Running Out of Time



Lately, I’ve been feeling like I’m running out of time.

For context, I resigned from my BPO job because of stress, anxiety, and the exhausting routine of being a working student. The only reason I worked was to continue my studies. I needed to support myself to reach my dream of graduating. The good news is, I made it through 2nd year. I’m now in my third year of college.

But here comes the twist. Because of the major subjects I didn’t take before (to give myself a little rest) plus the sudden curriculum changes in my school, some of the subjects I need are no longer offered this semester. Worse, they have prerequisites. Because of that, I won’t be able to graduate on time. Instead of school year 2026 to 2027, it looks like I’ll graduate in 2027 to 2028. I might even need to take only one semester before I can proceed with my regular 4th year subjects.

That reality crushed me.
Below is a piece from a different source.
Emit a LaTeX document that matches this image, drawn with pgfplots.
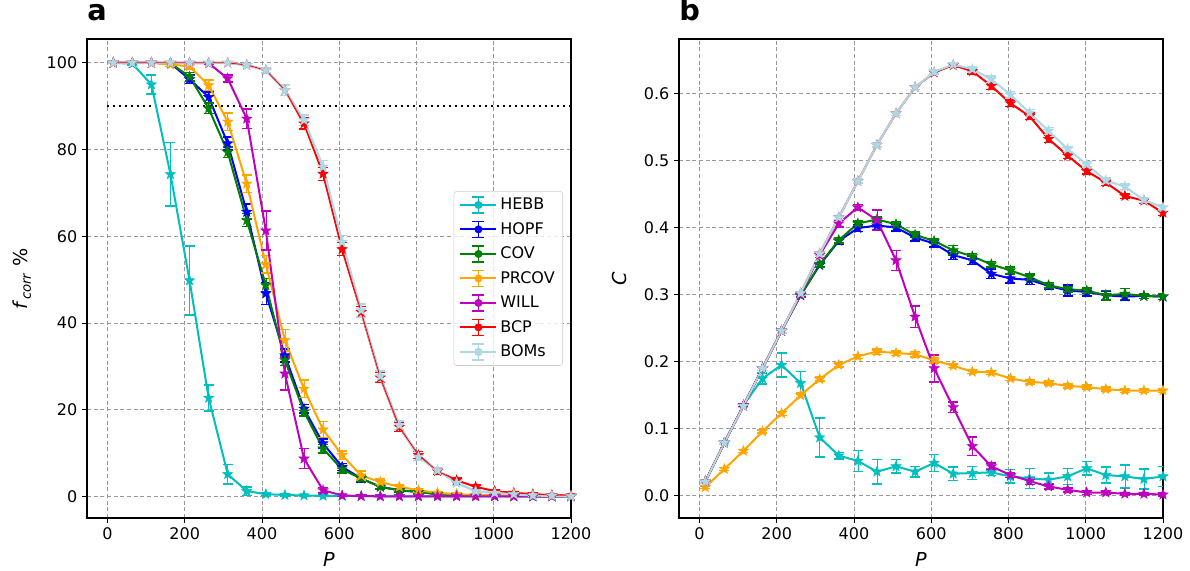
\documentclass[border=0pt]{standalone}
\usepackage{pgfplots}
\usepackage{pgfplotstable}
\pgfplotsset{compat=1.18}
\usepackage{fontspec}
\setmainfont{DejaVu Sans}

\definecolor{mcyan}{rgb}{0,0.75,0.75}
\definecolor{mblue}{rgb}{0,0,1}
\definecolor{mgreen}{rgb}{0,0.5,0}
\definecolor{morange}{HTML}{FFA500}
\definecolor{mmag}{rgb}{0.75,0,0.75}
\definecolor{mred}{rgb}{1,0,0}
\definecolor{mlblue}{HTML}{ADD8E6}

\pgfdeclareplotmark{fstar}{%
  \pgfpathmoveto{\pgfpointpolar{90}{\pgfplotmarksize}}%
  \pgfpathlineto{\pgfpointpolar{126}{0.42\pgfplotmarksize}}%
  \pgfpathlineto{\pgfpointpolar{162}{\pgfplotmarksize}}%
  \pgfpathlineto{\pgfpointpolar{198}{0.42\pgfplotmarksize}}%
  \pgfpathlineto{\pgfpointpolar{234}{\pgfplotmarksize}}%
  \pgfpathlineto{\pgfpointpolar{270}{0.42\pgfplotmarksize}}%
  \pgfpathlineto{\pgfpointpolar{306}{\pgfplotmarksize}}%
  \pgfpathlineto{\pgfpointpolar{342}{0.42\pgfplotmarksize}}%
  \pgfpathlineto{\pgfpointpolar{18}{\pgfplotmarksize}}%
  \pgfpathlineto{\pgfpointpolar{54}{0.42\pgfplotmarksize}}%
  \pgfpathclose
  \pgfusepathqfillstroke}

\pgfplotstableread{
P HEBB eHEBB HOPF eHOPF COV eCOV PRCOV ePRCOV WILL eWILL BCP eBCP BOM eBOM
15 100 0.1 100 0.1 100 0.1 100 0.1 100 0.1 100 0.1 100 0.1
64.4 99.8 0.3 100 0.1 100 0.1 100 0.1 100 0.1 100 0.1 100 0.1
113.8 95.0 2.2 100 0.1 100 0.1 100 0.1 100 0.1 100 0.1 100 0.1
163.1 74.3 7.3 99.9 0.3 99.9 0.3 99.6 0.4 100 0.1 100 0.1 100 0.1
212.5 49.8 8.0 96.2 1.0 96.8 1.0 99.2 0.6 100 0.2 100 0.1 100 0.1
261.9 22.7 3.0 92.1 1.2 89.5 1.2 94.8 1.2 99.9 0.3 100 0.1 100 0.1
311.3 5.1 2.3 81.4 1.5 79.4 1.2 86.4 2.0 96.4 0.8 100 0.2 100 0.2
360.6 1.2 1.0 65.6 1.8 63.7 1.5 72.1 2.0 87.1 2.3 99.5 0.4 99.5 0.4
410.0 0.5 0.3 46.8 2.5 48.7 1.5 53.5 2.0 61.3 4.5 98.3 0.6 98.3 0.6
459.4 0.3 0.2 32.5 1.5 31.4 1.2 36.0 2.5 28.3 3.8 93.7 1.2 93.7 1.2
508.8 0.2 0.1 20.2 1.0 19.5 1.0 24.8 2.0 8.7 2.3 86.0 1.3 86.8 1.2
558.1 0.1 0.1 12.2 1.0 11.0 1.0 15.4 1.8 1.4 0.6 74.4 1.5 76.0 1.5
607.5 0.1 0.1 6.8 0.8 6.2 0.8 9.5 1.0 0.2 0.2 57.0 1.5 58.7 1.5
656.9 0.05 0.05 4.1 0.8 4.1 0.6 4.8 1.0 0.05 0.05 42.5 1.3 42.9 1.5
706.3 0 0 2.2 0.5 2.2 0.5 3.3 0.7 0 0 27.4 1.2 27.7 1.2
755.6 0 0 1.4 0.4 1.4 0.4 2.2 0.5 0 0 16.0 1.0 16.4 1.0
805.0 0 0 1.0 0.3 1.0 0.3 1.4 0.4 0 0 9.5 0.8 9.1 0.8
854.4 0 0 0.5 0.2 0.5 0.2 0.8 0.3 0 0 5.8 0.6 6.0 0.6
903.8 0 0 0.3 0.1 0.3 0.1 0.5 0.2 0 0 3.7 0.5 3.1 0.5
953.1 0 0 0.2 0.1 0.2 0.1 0.3 0.1 0 0 2.2 0.4 1.2 0.3
1002.5 0 0 0.1 0.1 0.1 0.1 0.2 0.1 0 0 1.2 0.3 0.8 0.2
1051.9 0 0 0.1 0.1 0.05 0.05 0.1 0.1 0 0 0.8 0.2 0.5 0.2
1101.3 0 0 0 0 0 0 0.05 0.05 0 0 0.5 0.2 0.2 0.1
1150.6 0 0 0 0 0 0 0 0 0 0 0.3 0.1 0.15 0.1
1200 0 0 0 0 0 0 0 0 0 0 0.2 0.1 0 0
}\leftdata

\pgfplotstableread{
P HEBB eHEBB HOPF eHOPF COV eCOV PRCOV ePRCOV WILL eWILL BCP eBCP BOM eBOM
15 0.021 0.002 0.021 0.002 0.021 0.002 0.013 0.002 0.021 0.002 0.021 0.002 0.021 0.002
64.4 0.079 0.002 0.079 0.002 0.079 0.002 0.040 0.002 0.079 0.002 0.079 0.002 0.079 0.002
113.8 0.135 0.003 0.134 0.002 0.134 0.002 0.067 0.002 0.135 0.002 0.134 0.002 0.134 0.002
163.1 0.175 0.008 0.190 0.003 0.190 0.003 0.096 0.002 0.190 0.003 0.190 0.003 0.190 0.003
212.5 0.195 0.018 0.246 0.003 0.246 0.003 0.123 0.003 0.246 0.003 0.246 0.003 0.246 0.003
261.9 0.168 0.017 0.299 0.003 0.299 0.003 0.150 0.003 0.300 0.003 0.302 0.003 0.302 0.003
311.3 0.087 0.029 0.344 0.004 0.345 0.004 0.174 0.003 0.359 0.004 0.361 0.003 0.361 0.003
360.6 0.060 0.005 0.380 0.005 0.381 0.004 0.195 0.003 0.406 0.005 0.415 0.003 0.415 0.003
410.0 0.052 0.016 0.399 0.005 0.406 0.004 0.208 0.003 0.430 0.004 0.469 0.003 0.469 0.003
459.4 0.036 0.018 0.403 0.006 0.412 0.004 0.215 0.004 0.411 0.015 0.523 0.003 0.523 0.003
508.8 0.044 0.010 0.400 0.005 0.405 0.004 0.213 0.004 0.351 0.015 0.570 0.003 0.570 0.003
558.1 0.036 0.008 0.385 0.005 0.389 0.004 0.211 0.004 0.267 0.016 0.609 0.003 0.609 0.003
607.5 0.049 0.013 0.376 0.005 0.380 0.004 0.202 0.004 0.190 0.020 0.631 0.003 0.632 0.003
656.9 0.033 0.010 0.359 0.007 0.366 0.007 0.194 0.003 0.132 0.008 0.642 0.003 0.643 0.003
706.3 0.034 0.010 0.351 0.006 0.357 0.004 0.185 0.003 0.074 0.014 0.633 0.004 0.636 0.004
755.6 0.035 0.005 0.331 0.007 0.345 0.004 0.184 0.003 0.044 0.005 0.611 0.005 0.621 0.005
805.0 0.029 0.010 0.324 0.007 0.336 0.005 0.175 0.003 0.031 0.004 0.585 0.005 0.598 0.005
854.4 0.026 0.015 0.322 0.007 0.326 0.005 0.170 0.003 0.022 0.005 0.566 0.005 0.571 0.005
903.8 0.024 0.010 0.313 0.005 0.314 0.004 0.168 0.003 0.014 0.004 0.532 0.005 0.544 0.005
953.1 0.029 0.012 0.306 0.008 0.308 0.004 0.164 0.003 0.009 0.003 0.507 0.004 0.517 0.004
1002.5 0.041 0.010 0.304 0.006 0.306 0.004 0.162 0.003 0.005 0.003 0.484 0.004 0.494 0.004
1051.9 0.031 0.012 0.299 0.006 0.299 0.007 0.159 0.003 0.005 0.003 0.467 0.004 0.470 0.004
1101.3 0.029 0.017 0.297 0.006 0.301 0.008 0.157 0.003 0.003 0.002 0.447 0.004 0.461 0.004
1150.6 0.025 0.015 0.298 0.004 0.298 0.004 0.157 0.003 0.003 0.002 0.440 0.004 0.441 0.004
1200 0.029 0.015 0.297 0.004 0.297 0.004 0.157 0.003 0.002 0.002 0.422 0.004 0.430 0.004
}\rightdata

\pgfplotsset{
  myaxis/.style={
    scale only axis, width=363pt, height=359.25pt,
    xmin=-53, xmax=1200,
    xtick={0,200,400,600,800,1000,1200},
    grid=major,
    major grid style={dash pattern=on 3pt off 2pt, gray!80, line width=0.6pt},
    tick align=outside, major tick length=3.75pt,
    tick style={black, line width=0.6pt},
    tick pos=left,
    axis line style={line width=0.9pt},
    ticklabel style={font=\fontsize{12}{14}\selectfont},
    /pgf/number format/assume math mode=true,
    /pgf/number format/set thousands separator={},
    xlabel={\textit{P}},
    every axis x label/.style={at={(axis description cs:0.5,-0.086)}, anchor=center, font=\fontsize{14.4}{17}\selectfont},
    title style={at={(axis description cs:0,1)}, anchor=base west, yshift=7.5pt, inner sep=0pt, font=\bfseries\fontsize{21.6}{26}\selectfont},
    error bars/y dir=both, error bars/y explicit,
    error bars/error mark options={rotate=90, mark size=3.75pt, line width=1.1pt, solid},
    every axis plot/.append style={line width=1.5pt, mark=fstar, mark size=4pt, mark options={solid, line width=0.4pt}},
  }
}

\begin{document}
\begin{tikzpicture}
\useasboundingbox (0,0) rectangle (892.5pt,428.25pt);
\begin{axis}[myaxis, at={(65.25pt,39.75pt)}, anchor=south west,
  ymin=-5, ymax=105.5, ytick={0,20,40,60,80,100},
  title={a},
  ylabel={\textit{f}\textsubscript{\textit{corr}} \%},
  every axis y label/.style={at={(axis description cs:-0.134,0.5)}, rotate=90, anchor=center, font=\fontsize{14.4}{17}\selectfont},
  legend cell align=left,
  legend style={at={(axis description cs:1,0.5)}, anchor=east, xshift=-6pt,
    font=\fontsize{12}{14}\selectfont, draw=black!20, rounded corners=2pt,
    fill=white, fill opacity=0.8, text opacity=1, inner xsep=4pt, inner ysep=3pt,
    row sep=4pt, /tikz/every even column/.append style={column sep=7pt}},
  legend image code/.code={%
    \draw[#1, mark=none] (0pt,0pt) -- (27pt,0pt);
    \draw[#1, mark=none, line width=1.1pt] (13.5pt,-6pt) -- (13.5pt,6pt);
    \draw[#1, mark=none, line width=1.1pt] (9pt,6pt) -- (18pt,6pt);
    \draw[#1, mark=none, line width=1.1pt] (9pt,-6pt) -- (18pt,-6pt);
    \fill[#1] (13.5pt,0pt) circle (2.2pt);
  },
]
\addplot[black, line width=1.5pt, dash pattern=on 1.5pt off 3pt, mark=none, error bars/y dir=none, forget plot] coordinates {(0,90) (1200,90)};
\addplot[mcyan] table[x=P, y=HEBB, y error=eHEBB] {\leftdata};
\addlegendentry{HEBB}
\addplot[mblue] table[x=P, y=HOPF, y error=eHOPF] {\leftdata};
\addlegendentry{HOPF}
\addplot[mgreen] table[x=P, y=COV, y error=eCOV] {\leftdata};
\addlegendentry{COV}
\addplot[morange] table[x=P, y=PRCOV, y error=ePRCOV] {\leftdata};
\addlegendentry{PRCOV}
\addplot[mmag] table[x=P, y=WILL, y error=eWILL] {\leftdata};
\addlegendentry{WILL}
\addplot[mred] table[x=P, y=BCP, y error=eBCP] {\leftdata};
\addlegendentry{BCP}
\addplot[mlblue, line width=1.8pt] table[x=P, y=BOM, y error=eBOM] {\leftdata};
\addlegendentry{BOMs}
\addplot[mred, line width=0.6pt, mark=none, error bars/y dir=none, forget plot] table[x=P, y=BCP] {\leftdata};
\end{axis}

\begin{axis}[myaxis, at={(509.25pt,39.75pt)}, anchor=south west,
  ymin=-0.033, ymax=0.681, ytick={0,0.1,0.2,0.3,0.4,0.5,0.6},
  yticklabel style={/pgf/number format/.cd, fixed, fixed zerofill, precision=1},
  title={b},
  ylabel={\textit{C}},
  every axis y label/.style={at={(axis description cs:-0.122,0.5)}, rotate=90, anchor=center, font=\fontsize{14.4}{17}\selectfont},
]
\addplot[mcyan] table[x=P, y=HEBB, y error=eHEBB] {\rightdata};
\addplot[mblue] table[x=P, y=HOPF, y error=eHOPF] {\rightdata};
\addplot[mgreen] table[x=P, y=COV, y error=eCOV] {\rightdata};
\addplot[morange] table[x=P, y=PRCOV, y error=ePRCOV] {\rightdata};
\addplot[mmag] table[x=P, y=WILL, y error=eWILL] {\rightdata};
\addplot[mred] table[x=P, y=BCP, y error=eBCP] {\rightdata};
\addplot[mlblue] table[x=P, y=BOM, y error=eBOM] {\rightdata};
\end{axis}
\end{tikzpicture}
\end{document}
I felt disappointed in myself, angry at the system, and jealous of my batchmates who seem to be moving ahead smoothly. Sometimes, I blame myself for not taking that one subject earlier.

Another worry is my scholarship. I have an economic scholarship, and I don’t know how I’ll be able to keep it if I won’t be officially enrolled for one semester. The school also asks for fees for documents I need, which adds to my stress.

On top of that, I don’t have work right now. I tried applying to ESL companies, but I realized I need to spend on printed materials, power supply backups, and a better environment for teaching. Our house is small, noisy, and far from private. My father, who should be our provider, often acts like he has no responsibility. He doesn’t contribute much to school expenses because his income as a cellphone technician isn’t enough. Sometimes, he treats me more like his assistant than his child, asking me to buy things or run errands even when he can do it himself.

All of these make me feel trapped, as if no matter how much I try, there are always hindrances in my way. Deep down, I know what I want: to have my own money, my own independence, my own peace of mind. Maybe that’s the only way I can breathe and calm myself down.

But despite everything, here I am. Still moving forward, still pushing through. Maybe my graduation will be delayed, maybe life will test me again and again, but I’m learning that progress is not about speed. It’s about strength.

So to anyone reading this who also feels left behind, remember that you’re not alone. It’s okay if your journey looks different. What matters is you’re still walking your path, even if it takes longer than planned.

And maybe that’s enough proof that we’re not running out of time. We’re just taking the time we need.